Oswald Grübel, Banker im Unruhestand, geht hart ins Gericht mit der Schweizerischen Bankiervereinigung, räumt Übertreibungen ein und warnt davor, alle Banker für verrückt zu halten.

Der frühere Konzernchef der Credit Suisse und später der UBS, ist bekannt für seine treffenden und nicht immer ganz diplomatischen Worte. Dass seine Aussagen aber nicht nur plakativ und provokativ sind, sondern durchaus auch manchmal überlegt, beweist Oswald Grübel in einem Interview in der der Zeitschrift «Schweizer Monat».

Im Wesentlichen geht es in dem Gespräch, zusammen mit dem Privatbankier Christof Reichmuth und dem FDP-Präsidenten Philipp Müller, um die Zukunftsperspektiven für den Schweizer Finanzplatz, das Bankgeheimnis, aber auch um die Einigkeit innerhalb der Branche.

Durch Widersprüchlichkeiten diskreditiert

Dazu sagt Grübel: «Wir sollten aufhören, auf die Bankiervereinigung zu hören. Denn was das Bankgeheimnis betrifft, hat sie sich durch widersprüchliche Aussagen und Wendungen diskreditiert.»

Die Gründe dafür ortet der Banker in der Zusammensetzung dieses Dachverbands: «Da sind einerseits die zwei Grossbanken, die bezahlen die Rechnung, und andererseits 298 Kleinbanken, die alle eine eigene Meinung haben. Einen solchen Hühnerhaufen bringen Sie nie dazu, eine klare Meinung zu vertreten.»

Kein Halten mehr

Vor dem Hintergrund dieser Uneinigkeit warnt Grübel davor, dass das Bankgeheimnis auch im Inland abgeschafft werde, denn so würden sich die Schweizerinnen und Schweizer rückwirkend als Heuchler darstellen. «Dann würden wir nicht zu unseren Prinzipien stehen, und das Ausland würde mit noch mehr Forderungen kommen und uns das Leben noch schwerer machen. Es gäbe kein Halten mehr.»

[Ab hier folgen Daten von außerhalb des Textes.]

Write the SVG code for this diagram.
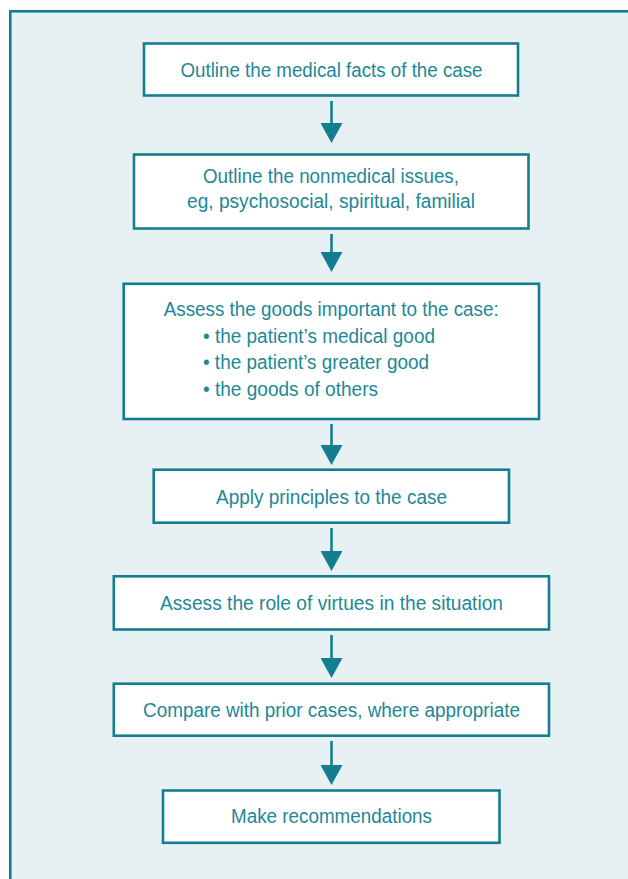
<svg xmlns="http://www.w3.org/2000/svg" width="628" height="879" viewBox="0 0 628 879">
  <style>
    .box { fill: #ffffff; stroke: #137f8e; stroke-width: 2.6; }
    .t { font-family: "Liberation Sans", Arial, sans-serif; font-size: 19.5px; fill: #1e8896; }
    .c { text-anchor: middle; }
    .conn line { stroke: #137f8e; stroke-width: 2.6; }
  </style>
  <defs>
    <marker id="ah" viewBox="0 0 20 22" refX="2" refY="11" markerWidth="20" markerHeight="22" markerUnits="userSpaceOnUse" orient="auto">
      <path d="M0,0 L20,11 L0,22 Z" fill="#137f8e"/>
    </marker>
  </defs>
  <rect x="0" y="0" width="628" height="879" fill="#ffffff"/>
  <rect x="10.3" y="11.3" width="660" height="900" fill="#e7f0f2" stroke="#137f8e" stroke-width="2.6"/>

  <g id="connectors" class="conn">
    <line x1="331.5" y1="101" x2="331.5" y2="125" marker-end="url(#ah)"/>
    <line x1="331.5" y1="234" x2="331.5" y2="254" marker-end="url(#ah)"/>
    <line x1="331.5" y1="424" x2="331.5" y2="447" marker-end="url(#ah)"/>
    <line x1="331.5" y1="528" x2="331.5" y2="553" marker-end="url(#ah)"/>
    <line x1="331.5" y1="635" x2="331.5" y2="660" marker-end="url(#ah)"/>
    <line x1="331.5" y1="741" x2="331.5" y2="767" marker-end="url(#ah)"/>
  </g>

  <g id="n1">
    <rect class="box" x="144" y="43.5" width="374" height="52"/>
    <text class="t c" x="331.5" y="77" textLength="302" lengthAdjust="spacingAndGlyphs">Outline the medical facts of the case</text>
  </g>
  <g id="n2">
    <rect class="box" x="134" y="154.5" width="394.5" height="74"/>
    <text class="t c" x="331" y="183" textLength="256" lengthAdjust="spacingAndGlyphs">Outline the nonmedical issues,</text>
    <text class="t c" x="331" y="208" textLength="288" lengthAdjust="spacingAndGlyphs">eg, psychosocial, spiritual, familial</text>
  </g>
  <g id="n3">
    <rect class="box" x="123.7" y="283.8" width="415.3" height="135.2"/>
    <text class="t c" x="331.2" y="315.5" textLength="335" lengthAdjust="spacingAndGlyphs">Assess the goods important to the case:</text>
    <text class="t" x="203" y="342.5" textLength="232" lengthAdjust="spacingAndGlyphs">• the patient’s medical good</text>
    <text class="t" x="203" y="369" textLength="226" lengthAdjust="spacingAndGlyphs">• the patient’s greater good</text>
    <text class="t" x="203" y="395.5" textLength="175" lengthAdjust="spacingAndGlyphs">• the goods of others</text>
  </g>
  <g id="n4">
    <rect class="box" x="153.7" y="469.7" width="355.3" height="53"/>
    <text class="t c" x="331.5" y="503.5" textLength="231" lengthAdjust="spacingAndGlyphs">Apply principles to the case</text>
  </g>
  <g id="n5">
    <rect class="box" x="113.8" y="576.3" width="435.2" height="53.2"/>
    <text class="t c" x="331.5" y="609.5" textLength="343" lengthAdjust="spacingAndGlyphs">Assess the role of virtues in the situation</text>
  </g>
  <g id="n6">
    <rect class="box" x="113.8" y="683.7" width="435.2" height="52"/>
    <text class="t c" x="331.5" y="716.5" textLength="377" lengthAdjust="spacingAndGlyphs">Compare with prior cases, where appropriate</text>
  </g>
  <g id="n7">
    <rect class="box" x="163" y="790.5" width="336.5" height="52.3"/>
    <text class="t c" x="331.5" y="823" textLength="201" lengthAdjust="spacingAndGlyphs">Make recommendations</text>
  </g>
</svg>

Der bald 70-jährige Banker Grübel räumt aber auch ein, dass die geradezu businessmässige Ausnützung des Bankgeheimnisses dazu geführt habe, dass der Schweizer Rechtsstaat ins Wanken kam. Nicht nur die Grossbanken, auch die Kantonalbanken müssten sich bei diesem Punkt kritisch hinterfragen, sagt der gebürtige Deutsche.

Falsche Anreize

«Wir haben übertrieben. Das müssen wir einsehen», erklärt Grübel und mein damit konkret: «Wir haben erstens die Geschwindigkeit der Transparenz unterschätzt, die die Technologie gebracht hat. Obwohl die Banken ihren Kundenberatern vorschrieben, was sie in gewissen Ländern machen und was sie nicht machen dürfen, haben sich viele wegen der Anreize, ich spreche von den Boni, nicht immer an die Regeln gehalten. Und haben sich dazu noch erwischen lassen!»

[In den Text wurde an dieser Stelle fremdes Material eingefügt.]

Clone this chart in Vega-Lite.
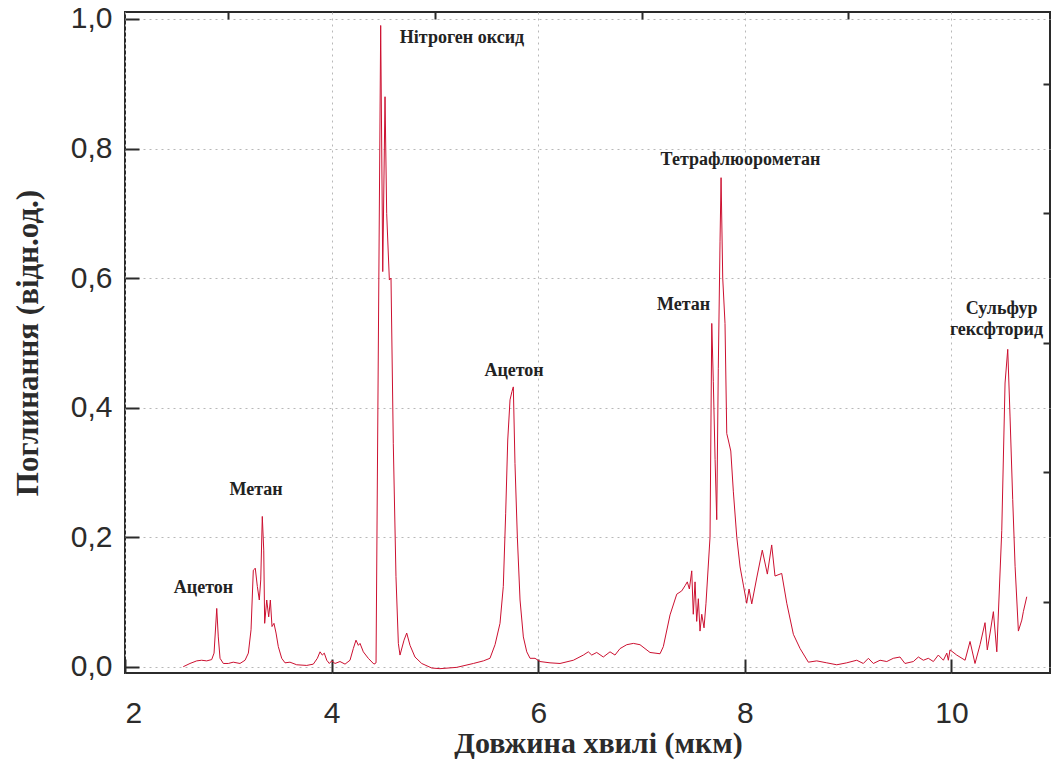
{
  "$schema": "https://vega.github.io/schema/vega-lite/v6.json",
  "width": 925,
  "height": 661,
  "autosize": {"type": "none"},
  "padding": {"left": 125, "top": 12, "right": 2, "bottom": 87},
  "background": "white",
  "config": {
    "view": {"stroke": "#2b2b2b", "strokeWidth": 2},
    "axis": {"domain": false, "tickColor": "#2b2b2b", "tickWidth": 2, "labelColor": "#2b2b2b", "titleColor": "#2b2b2b"}
  },
  "datasets": {
    "spectrum": [
      {"wl": 2.564, "a": 0.0}, {"wl": 2.629, "a": 0.005}, {"wl": 2.694, "a": 0.009}, {"wl": 2.742, "a": 0.010},
      {"wl": 2.791, "a": 0.009}, {"wl": 2.839, "a": 0.011}, {"wl": 2.862, "a": 0.021}, {"wl": 2.888, "a": 0.090},
      {"wl": 2.903, "a": 0.046}, {"wl": 2.920, "a": 0.013}, {"wl": 2.952, "a": 0.005}, {"wl": 3.000, "a": 0.005},
      {"wl": 3.048, "a": 0.007}, {"wl": 3.113, "a": 0.005}, {"wl": 3.162, "a": 0.010}, {"wl": 3.194, "a": 0.021},
      {"wl": 3.220, "a": 0.057}, {"wl": 3.242, "a": 0.149}, {"wl": 3.261, "a": 0.152}, {"wl": 3.281, "a": 0.124},
      {"wl": 3.300, "a": 0.103}, {"wl": 3.314, "a": 0.134}, {"wl": 3.329, "a": 0.232}, {"wl": 3.343, "a": 0.180},
      {"wl": 3.352, "a": 0.067}, {"wl": 3.372, "a": 0.103}, {"wl": 3.391, "a": 0.077}, {"wl": 3.407, "a": 0.103},
      {"wl": 3.423, "a": 0.062}, {"wl": 3.442, "a": 0.067}, {"wl": 3.462, "a": 0.052}, {"wl": 3.484, "a": 0.031},
      {"wl": 3.517, "a": 0.013}, {"wl": 3.549, "a": 0.006}, {"wl": 3.597, "a": 0.007}, {"wl": 3.662, "a": 0.003},
      {"wl": 3.759, "a": 0.002}, {"wl": 3.823, "a": 0.004}, {"wl": 3.862, "a": 0.013}, {"wl": 3.888, "a": 0.023},
      {"wl": 3.910, "a": 0.018}, {"wl": 3.929, "a": 0.021}, {"wl": 3.953, "a": 0.010}, {"wl": 3.978, "a": 0.005},
      {"wl": 4.001, "a": 0.009}, {"wl": 4.033, "a": 0.005}, {"wl": 4.081, "a": 0.008}, {"wl": 4.130, "a": 0.004},
      {"wl": 4.178, "a": 0.010}, {"wl": 4.210, "a": 0.028}, {"wl": 4.236, "a": 0.041}, {"wl": 4.259, "a": 0.033},
      {"wl": 4.275, "a": 0.036}, {"wl": 4.307, "a": 0.023}, {"wl": 4.355, "a": 0.013}, {"wl": 4.410, "a": 0.004},
      {"wl": 4.430, "a": 0.006}, {"wl": 4.475, "a": 0.990}, {"wl": 4.495, "a": 0.610}, {"wl": 4.517, "a": 0.880},
      {"wl": 4.533, "a": 0.700}, {"wl": 4.559, "a": 0.597}, {"wl": 4.575, "a": 0.600}, {"wl": 4.597, "a": 0.345},
      {"wl": 4.623, "a": 0.139}, {"wl": 4.646, "a": 0.036}, {"wl": 4.662, "a": 0.018}, {"wl": 4.701, "a": 0.041},
      {"wl": 4.727, "a": 0.052}, {"wl": 4.759, "a": 0.033}, {"wl": 4.807, "a": 0.015}, {"wl": 4.872, "a": 0.005},
      {"wl": 4.969, "a": -0.002}, {"wl": 5.049, "a": -0.003}, {"wl": 5.211, "a": -0.001}, {"wl": 5.372, "a": 0.005},
      {"wl": 5.469, "a": 0.009}, {"wl": 5.533, "a": 0.013}, {"wl": 5.582, "a": 0.034}, {"wl": 5.630, "a": 0.067},
      {"wl": 5.662, "a": 0.124}, {"wl": 5.685, "a": 0.237}, {"wl": 5.705, "a": 0.350}, {"wl": 5.727, "a": 0.412},
      {"wl": 5.746, "a": 0.425}, {"wl": 5.759, "a": 0.432}, {"wl": 5.775, "a": 0.314}, {"wl": 5.798, "a": 0.200},
      {"wl": 5.824, "a": 0.103}, {"wl": 5.856, "a": 0.046}, {"wl": 5.889, "a": 0.023}, {"wl": 5.921, "a": 0.013},
      {"wl": 5.969, "a": 0.013}, {"wl": 6.017, "a": 0.008}, {"wl": 6.114, "a": 0.006}, {"wl": 6.211, "a": 0.005},
      {"wl": 6.340, "a": 0.010}, {"wl": 6.437, "a": 0.018}, {"wl": 6.485, "a": 0.023}, {"wl": 6.518, "a": 0.018},
      {"wl": 6.566, "a": 0.022}, {"wl": 6.630, "a": 0.015}, {"wl": 6.695, "a": 0.023}, {"wl": 6.743, "a": 0.018},
      {"wl": 6.792, "a": 0.028}, {"wl": 6.857, "a": 0.034}, {"wl": 6.921, "a": 0.036}, {"wl": 6.985, "a": 0.034},
      {"wl": 7.082, "a": 0.022}, {"wl": 7.179, "a": 0.020}, {"wl": 7.211, "a": 0.031}, {"wl": 7.276, "a": 0.080},
      {"wl": 7.341, "a": 0.112}, {"wl": 7.389, "a": 0.117}, {"wl": 7.421, "a": 0.125}, {"wl": 7.443, "a": 0.131},
      {"wl": 7.463, "a": 0.120}, {"wl": 7.486, "a": 0.148}, {"wl": 7.501, "a": 0.081}, {"wl": 7.518, "a": 0.131},
      {"wl": 7.534, "a": 0.070}, {"wl": 7.550, "a": 0.105}, {"wl": 7.566, "a": 0.055}, {"wl": 7.583, "a": 0.081},
      {"wl": 7.605, "a": 0.060}, {"wl": 7.624, "a": 0.098}, {"wl": 7.663, "a": 0.200}, {"wl": 7.680, "a": 0.530},
      {"wl": 7.695, "a": 0.440}, {"wl": 7.712, "a": 0.320}, {"wl": 7.728, "a": 0.227}, {"wl": 7.743, "a": 0.460},
      {"wl": 7.760, "a": 0.657}, {"wl": 7.770, "a": 0.755}, {"wl": 7.786, "a": 0.600}, {"wl": 7.808, "a": 0.530},
      {"wl": 7.825, "a": 0.360}, {"wl": 7.840, "a": 0.350}, {"wl": 7.864, "a": 0.333}, {"wl": 7.889, "a": 0.270},
      {"wl": 7.922, "a": 0.200}, {"wl": 7.954, "a": 0.154}, {"wl": 7.986, "a": 0.126}, {"wl": 8.018, "a": 0.098},
      {"wl": 8.041, "a": 0.120}, {"wl": 8.067, "a": 0.097}, {"wl": 8.115, "a": 0.137}, {"wl": 8.169, "a": 0.180},
      {"wl": 8.218, "a": 0.143}, {"wl": 8.260, "a": 0.188}, {"wl": 8.292, "a": 0.140}, {"wl": 8.357, "a": 0.144},
      {"wl": 8.406, "a": 0.098}, {"wl": 8.470, "a": 0.050}, {"wl": 8.535, "a": 0.028}, {"wl": 8.615, "a": 0.007},
      {"wl": 8.696, "a": 0.009}, {"wl": 8.793, "a": 0.006}, {"wl": 8.890, "a": 0.003}, {"wl": 8.986, "a": 0.006},
      {"wl": 9.083, "a": 0.010}, {"wl": 9.147, "a": 0.005}, {"wl": 9.196, "a": 0.013}, {"wl": 9.244, "a": 0.005},
      {"wl": 9.309, "a": 0.010}, {"wl": 9.374, "a": 0.008}, {"wl": 9.437, "a": 0.013}, {"wl": 9.502, "a": 0.015},
      {"wl": 9.550, "a": 0.005}, {"wl": 9.631, "a": 0.008}, {"wl": 9.680, "a": 0.015}, {"wl": 9.728, "a": 0.010},
      {"wl": 9.776, "a": 0.013}, {"wl": 9.825, "a": 0.008}, {"wl": 9.873, "a": 0.018}, {"wl": 9.922, "a": 0.010},
      {"wl": 9.955, "a": 0.021}, {"wl": 9.970, "a": 0.010}, {"wl": 9.986, "a": 0.026}, {"wl": 10.051, "a": 0.018},
      {"wl": 10.132, "a": 0.010}, {"wl": 10.180, "a": 0.039}, {"wl": 10.228, "a": 0.005}, {"wl": 10.277, "a": 0.034},
      {"wl": 10.325, "a": 0.068}, {"wl": 10.347, "a": 0.026}, {"wl": 10.374, "a": 0.052}, {"wl": 10.406, "a": 0.085},
      {"wl": 10.439, "a": 0.023}, {"wl": 10.487, "a": 0.210}, {"wl": 10.519, "a": 0.438}, {"wl": 10.545, "a": 0.490},
      {"wl": 10.567, "a": 0.387}, {"wl": 10.593, "a": 0.258}, {"wl": 10.616, "a": 0.155}, {"wl": 10.648, "a": 0.055},
      {"wl": 10.681, "a": 0.072}, {"wl": 10.696, "a": 0.085}, {"wl": 10.729, "a": 0.108}
    ],
    "labels": [
      {"wl": 2.760, "a": 0.122, "name": "Ацетон"},
      {"wl": 3.268, "a": 0.273, "name": "Метан"},
      {"wl": 5.262, "a": 0.971, "name": "Нітроген оксид"},
      {"wl": 5.766, "a": 0.457, "name": "Ацетон"},
      {"wl": 7.407, "a": 0.558, "name": "Метан"},
      {"wl": 7.958, "a": 0.782, "name": "Тетрафлюорометан"},
      {"wl": 10.485, "a": 0.553, "name": "Сульфур"},
      {"wl": 10.436, "a": 0.520, "name": "гексфторид"}
    ]
  },
  "resolve": {"axis": {"x": "independent", "y": "independent"}},
  "layer": [
    {
      "data": {"name": "spectrum"},
      "mark": {"type": "line", "color": "#cc1030", "strokeWidth": 1, "clip": true},
      "encoding": {
        "x": {
          "field": "wl", "type": "quantitative",
          "scale": {"domain": [2, 10.954], "nice": false, "zero": false},
          "axis": {
            "values": [2, 4, 6, 8, 10], "tickSize": -14, "labelPadding": 63, "labelBaseline": "alphabetic",
            "labelFont": "Liberation Sans", "labelFontSize": 30,
            "grid": true, "gridColor": "#b8b8b8", "gridDash": [2, 4], "gridWidth": 1,
            "title": "Довжина хвилі (мкм)", "titleFont": "Liberation Serif", "titleFontSize": 30, "titleFontWeight": "bold",
            "titleX": 473, "titleY": 79, "titleBaseline": "alphabetic", "titleAlign": "center"
          }
        },
        "y": {
          "field": "a", "type": "quantitative",
          "scale": {"domain": [-0.0097, 1.0108], "nice": false, "zero": false},
          "axis": {
            "values": [0, 0.2, 0.4, 0.6, 0.8, 1.0], "tickSize": -14, "labelPadding": 27,
            "labelExpr": "replace(format(datum.value, '.1f'), '.', ',')",
            "labelFont": "Liberation Sans", "labelFontSize": 30,
            "grid": true, "gridColor": "#b8b8b8", "gridDash": [2, 4], "gridWidth": 1,
            "title": "Поглинання (відн.од.)", "titleFont": "Liberation Serif", "titleFontSize": 31, "titleFontWeight": "bold",
            "titleAngle": -90, "titleX": -97, "titleY": 330.5, "titleBaseline": "middle", "titleAlign": "center"
          }
        }
      }
    },
    {
      "data": {"name": "labels"},
      "mark": {"type": "text", "font": "Liberation Serif", "fontWeight": "bold", "fontSize": 18, "color": "#222222", "align": "center", "baseline": "middle"},
      "encoding": {
        "x": {
          "field": "wl", "type": "quantitative",
          "axis": {"values": [3, 5, 7, 9], "tickSize": -7, "labels": false, "grid": false, "title": null}
        },
        "y": {
          "field": "a", "type": "quantitative",
          "axis": {"values": [0.1, 0.3, 0.5, 0.7, 0.9], "tickSize": -7, "labels": false, "grid": false, "title": null}
        },
        "text": {"field": "name", "type": "nominal"}
      }
    }
  ]
}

Kritik übt Grübel im «Schweizer Monat» indessen auch an der Eidgenössischen Finanzmarktaufsicht (Finma), weil sie es zugelassen habe, dass die bei der UBS unerwünschten US-Kunden sozusagen die Strasse überqueren und zur Konkurrenz gehen konnten.

Einfach naiv

«Als Aufsicht, die genau wusste, wie der Fall läuft, hätte sie (die Finma) doch sagen müssen: Moment mal, es geht nicht, dass die Kunden direkt zur nächsten Schweizer Bank gehen, mitsamt Kundenberater. Das hat schon eine Bank das Leben gekostet, und einige andere werden dafür ein paar Milliarden bezahlen müssen. Das ist einfach naiv», kritisiert Grübel die Finma.

Zum Schluss gibt sich Grübel aber auch versöhnlich, wenn auch mit einer durchaus kritischen Note, wenn er sagt: «Wir (gemeint ist die ganze Branche) haben Geldabflüsse, und die werden noch eine Zeitlang anhalten. Aber wir haben auch enorme Zuflüsse, hauptsächlich aus Asien und von anderen so genannten Wachstumsländern. »

Nicht alle sind verrückt und überbezahlt

Aber der Vollblutbanker findet auch: «Die Schweiz wird attraktiv bleiben, das ist das Positive. Intern sind die Banken unter Beschuss, und mindestens die Hälfte des Volkes glaubt, die Banker seien verrückt und überbezahlt, aber in Asien ist davon nichts zu spüren. Dort gelten Schweizer Banken immer noch als die besten Banken der Welt, und das Vertrauen in sie ist sehr gross.»